TASK PROMPT: Return the whole listing, line for line, without the pictures in it.

DATA:
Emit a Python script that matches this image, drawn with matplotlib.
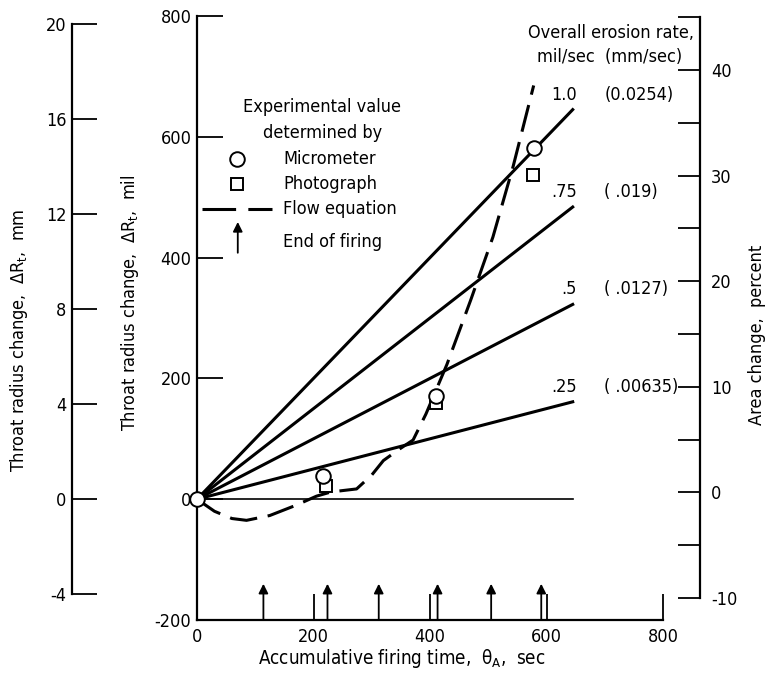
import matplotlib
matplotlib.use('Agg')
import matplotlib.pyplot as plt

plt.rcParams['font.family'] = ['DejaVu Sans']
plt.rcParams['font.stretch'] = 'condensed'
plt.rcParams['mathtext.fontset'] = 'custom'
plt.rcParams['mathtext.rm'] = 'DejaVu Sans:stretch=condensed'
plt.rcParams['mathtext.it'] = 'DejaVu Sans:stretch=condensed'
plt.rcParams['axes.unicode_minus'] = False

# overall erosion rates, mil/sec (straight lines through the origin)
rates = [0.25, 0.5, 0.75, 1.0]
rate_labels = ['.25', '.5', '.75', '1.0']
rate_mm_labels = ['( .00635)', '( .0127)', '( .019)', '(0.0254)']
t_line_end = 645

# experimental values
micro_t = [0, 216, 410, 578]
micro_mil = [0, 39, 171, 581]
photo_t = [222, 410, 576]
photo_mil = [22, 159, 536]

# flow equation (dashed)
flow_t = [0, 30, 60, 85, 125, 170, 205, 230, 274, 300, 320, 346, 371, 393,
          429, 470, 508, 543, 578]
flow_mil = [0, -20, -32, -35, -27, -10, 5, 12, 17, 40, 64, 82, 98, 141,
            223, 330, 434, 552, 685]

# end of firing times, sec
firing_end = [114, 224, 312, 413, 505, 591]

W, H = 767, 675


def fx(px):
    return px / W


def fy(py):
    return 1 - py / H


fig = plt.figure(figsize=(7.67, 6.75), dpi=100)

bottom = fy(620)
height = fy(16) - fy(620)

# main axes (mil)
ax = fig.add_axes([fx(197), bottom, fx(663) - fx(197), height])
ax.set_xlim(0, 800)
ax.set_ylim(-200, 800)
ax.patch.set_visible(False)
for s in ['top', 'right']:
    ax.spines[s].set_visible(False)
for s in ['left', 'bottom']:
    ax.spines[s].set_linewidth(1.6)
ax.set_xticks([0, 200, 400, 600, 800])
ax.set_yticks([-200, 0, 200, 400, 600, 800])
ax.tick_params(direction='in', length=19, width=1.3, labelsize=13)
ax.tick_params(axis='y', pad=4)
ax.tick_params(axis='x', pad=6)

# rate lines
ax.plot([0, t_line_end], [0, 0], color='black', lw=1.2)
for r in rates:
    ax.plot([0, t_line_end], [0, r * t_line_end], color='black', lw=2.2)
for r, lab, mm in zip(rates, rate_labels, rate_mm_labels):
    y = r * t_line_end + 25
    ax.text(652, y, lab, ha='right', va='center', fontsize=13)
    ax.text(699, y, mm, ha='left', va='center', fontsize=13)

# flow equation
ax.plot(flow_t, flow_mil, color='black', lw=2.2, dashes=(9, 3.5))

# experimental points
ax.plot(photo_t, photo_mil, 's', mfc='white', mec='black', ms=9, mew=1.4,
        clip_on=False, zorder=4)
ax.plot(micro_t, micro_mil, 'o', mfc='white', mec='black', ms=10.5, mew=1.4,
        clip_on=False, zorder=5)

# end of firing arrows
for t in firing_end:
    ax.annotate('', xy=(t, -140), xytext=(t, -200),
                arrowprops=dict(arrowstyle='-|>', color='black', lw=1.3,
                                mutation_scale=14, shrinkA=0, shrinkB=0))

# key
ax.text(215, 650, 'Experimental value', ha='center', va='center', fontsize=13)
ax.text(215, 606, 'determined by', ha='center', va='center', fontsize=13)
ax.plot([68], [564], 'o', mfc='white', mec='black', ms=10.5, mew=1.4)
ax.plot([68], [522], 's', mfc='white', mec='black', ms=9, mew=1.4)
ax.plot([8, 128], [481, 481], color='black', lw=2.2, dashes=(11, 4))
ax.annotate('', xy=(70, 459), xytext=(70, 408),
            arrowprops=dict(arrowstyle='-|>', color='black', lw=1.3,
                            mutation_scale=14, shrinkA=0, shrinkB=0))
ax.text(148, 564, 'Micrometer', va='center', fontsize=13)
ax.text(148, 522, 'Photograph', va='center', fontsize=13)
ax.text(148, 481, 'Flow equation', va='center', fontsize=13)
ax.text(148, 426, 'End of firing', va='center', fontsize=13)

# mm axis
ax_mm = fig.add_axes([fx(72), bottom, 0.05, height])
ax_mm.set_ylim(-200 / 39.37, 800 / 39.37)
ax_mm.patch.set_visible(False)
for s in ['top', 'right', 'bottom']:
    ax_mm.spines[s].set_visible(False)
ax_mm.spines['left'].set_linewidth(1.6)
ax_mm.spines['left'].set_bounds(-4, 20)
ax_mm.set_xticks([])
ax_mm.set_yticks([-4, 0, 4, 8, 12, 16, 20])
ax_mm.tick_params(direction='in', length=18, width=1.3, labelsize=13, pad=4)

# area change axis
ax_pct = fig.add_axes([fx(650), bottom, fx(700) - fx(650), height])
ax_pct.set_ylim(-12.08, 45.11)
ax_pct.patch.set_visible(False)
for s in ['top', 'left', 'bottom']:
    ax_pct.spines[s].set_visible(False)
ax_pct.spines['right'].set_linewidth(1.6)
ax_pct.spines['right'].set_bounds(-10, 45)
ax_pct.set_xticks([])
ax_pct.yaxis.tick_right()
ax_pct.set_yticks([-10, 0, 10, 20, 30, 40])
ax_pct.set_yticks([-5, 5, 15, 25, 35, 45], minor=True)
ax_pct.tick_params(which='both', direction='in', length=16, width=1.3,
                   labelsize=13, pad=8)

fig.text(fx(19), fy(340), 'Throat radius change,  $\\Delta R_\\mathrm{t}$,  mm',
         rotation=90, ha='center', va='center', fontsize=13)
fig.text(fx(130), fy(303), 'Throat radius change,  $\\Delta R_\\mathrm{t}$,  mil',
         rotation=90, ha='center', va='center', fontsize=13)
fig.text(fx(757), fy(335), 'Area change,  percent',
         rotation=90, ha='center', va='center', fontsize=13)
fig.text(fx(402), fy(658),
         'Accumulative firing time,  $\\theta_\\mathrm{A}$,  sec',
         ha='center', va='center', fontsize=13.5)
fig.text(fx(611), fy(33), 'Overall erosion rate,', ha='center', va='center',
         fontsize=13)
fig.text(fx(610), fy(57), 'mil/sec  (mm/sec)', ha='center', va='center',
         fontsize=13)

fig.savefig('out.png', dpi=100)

SOLUTION TO THIS EXERCISE:
Emit a Python script that matches this image, drawn with matplotlib.
import matplotlib
matplotlib.use('Agg')
import matplotlib.pyplot as plt

plt.rcParams['font.family'] = ['DejaVu Sans']
plt.rcParams['font.stretch'] = 'condensed'
plt.rcParams['mathtext.fontset'] = 'custom'
plt.rcParams['mathtext.rm'] = 'DejaVu Sans:stretch=condensed'
plt.rcParams['mathtext.it'] = 'DejaVu Sans:stretch=condensed'
plt.rcParams['axes.unicode_minus'] = False

# overall erosion rates, mil/sec (straight lines through the origin)
rates = [0.25, 0.5, 0.75, 1.0]
rate_labels = ['.25', '.5', '.75', '1.0']
rate_mm_labels = ['( .00635)', '( .0127)', '( .019)', '(0.0254)']
t_line_end = 645

# experimental values
micro_t = [0, 216, 410, 578]
micro_mil = [0, 39, 171, 581]
photo_t = [222, 410, 576]
photo_mil = [22, 159, 536]

# flow equation (dashed)
flow_t = [0, 30, 60, 85, 125, 170, 205, 230, 274, 300, 320, 346, 371, 393,
          429, 470, 508, 543, 578]
flow_mil = [0, -20, -32, -35, -27, -10, 5, 12, 17, 40, 64, 82, 98, 141,
            223, 330, 434, 552, 685]

# end of firing times, sec
firing_end = [114, 224, 312, 413, 505, 591]

W, H = 767, 675


def fx(px):
    return px / W


def fy(py):
    return 1 - py / H


fig = plt.figure(figsize=(7.67, 6.75), dpi=100)

bottom = fy(620)
height = fy(16) - fy(620)

# main axes (mil)
ax = fig.add_axes([fx(197), bottom, fx(663) - fx(197), height])
ax.set_xlim(0, 800)
ax.set_ylim(-200, 800)
ax.patch.set_visible(False)
for s in ['top', 'right']:
    ax.spines[s].set_visible(False)
for s in ['left', 'bottom']:
    ax.spines[s].set_linewidth(1.6)
ax.set_xticks([0, 200, 400, 600, 800])
ax.set_yticks([-200, 0, 200, 400, 600, 800])
ax.tick_params(direction='in', length=19, width=1.3, labelsize=13)
ax.tick_params(axis='y', pad=4)
ax.tick_params(axis='x', pad=6)

# rate lines
ax.plot([0, t_line_end], [0, 0], color='black', lw=1.2)
for r in rates:
    ax.plot([0, t_line_end], [0, r * t_line_end], color='black', lw=2.2)
for r, lab, mm in zip(rates, rate_labels, rate_mm_labels):
    y = r * t_line_end + 25
    ax.text(652, y, lab, ha='right', va='center', fontsize=13)
    ax.text(699, y, mm, ha='left', va='center', fontsize=13)

# flow equation
ax.plot(flow_t, flow_mil, color='black', lw=2.2, dashes=(9, 3.5))

# experimental points
ax.plot(photo_t, photo_mil, 's', mfc='white', mec='black', ms=9, mew=1.4,
        clip_on=False, zorder=4)
ax.plot(micro_t, micro_mil, 'o', mfc='white', mec='black', ms=10.5, mew=1.4,
        clip_on=False, zorder=5)

# end of firing arrows
for t in firing_end:
    ax.annotate('', xy=(t, -140), xytext=(t, -200),
                arrowprops=dict(arrowstyle='-|>', color='black', lw=1.3,
                                mutation_scale=14, shrinkA=0, shrinkB=0))

# key
ax.text(215, 650, 'Experimental value', ha='center', va='center', fontsize=13)
ax.text(215, 606, 'determined by', ha='center', va='center', fontsize=13)
ax.plot([68], [564], 'o', mfc='white', mec='black', ms=10.5, mew=1.4)
ax.plot([68], [522], 's', mfc='white', mec='black', ms=9, mew=1.4)
ax.plot([8, 128], [481, 481], color='black', lw=2.2, dashes=(11, 4))
ax.annotate('', xy=(70, 459), xytext=(70, 408),
            arrowprops=dict(arrowstyle='-|>', color='black', lw=1.3,
                            mutation_scale=14, shrinkA=0, shrinkB=0))
ax.text(148, 564, 'Micrometer', va='center', fontsize=13)
ax.text(148, 522, 'Photograph', va='center', fontsize=13)
ax.text(148, 481, 'Flow equation', va='center', fontsize=13)
ax.text(148, 426, 'End of firing', va='center', fontsize=13)

# mm axis
ax_mm = fig.add_axes([fx(72), bottom, 0.05, height])
ax_mm.set_ylim(-200 / 39.37, 800 / 39.37)
ax_mm.patch.set_visible(False)
for s in ['top', 'right', 'bottom']:
    ax_mm.spines[s].set_visible(False)
ax_mm.spines['left'].set_linewidth(1.6)
ax_mm.spines['left'].set_bounds(-4, 20)
ax_mm.set_xticks([])
ax_mm.set_yticks([-4, 0, 4, 8, 12, 16, 20])
ax_mm.tick_params(direction='in', length=18, width=1.3, labelsize=13, pad=4)

# area change axis
ax_pct = fig.add_axes([fx(650), bottom, fx(700) - fx(650), height])
ax_pct.set_ylim(-12.08, 45.11)
ax_pct.patch.set_visible(False)
for s in ['top', 'left', 'bottom']:
    ax_pct.spines[s].set_visible(False)
ax_pct.spines['right'].set_linewidth(1.6)
ax_pct.spines['right'].set_bounds(-10, 45)
ax_pct.set_xticks([])
ax_pct.yaxis.tick_right()
ax_pct.set_yticks([-10, 0, 10, 20, 30, 40])
ax_pct.set_yticks([-5, 5, 15, 25, 35, 45], minor=True)
ax_pct.tick_params(which='both', direction='in', length=16, width=1.3,
                   labelsize=13, pad=8)

fig.text(fx(19), fy(340), 'Throat radius change,  $\\Delta R_\\mathrm{t}$,  mm',
         rotation=90, ha='center', va='center', fontsize=13)
fig.text(fx(130), fy(303), 'Throat radius change,  $\\Delta R_\\mathrm{t}$,  mil',
         rotation=90, ha='center', va='center', fontsize=13)
fig.text(fx(757), fy(335), 'Area change,  percent',
         rotation=90, ha='center', va='center', fontsize=13)
fig.text(fx(402), fy(658),
         'Accumulative firing time,  $\\theta_\\mathrm{A}$,  sec',
         ha='center', va='center', fontsize=13.5)
fig.text(fx(611), fy(33), 'Overall erosion rate,', ha='center', va='center',
         fontsize=13)
fig.text(fx(610), fy(57), 'mil/sec  (mm/sec)', ha='center', va='center',
         fontsize=13)

fig.savefig('out.png', dpi=100)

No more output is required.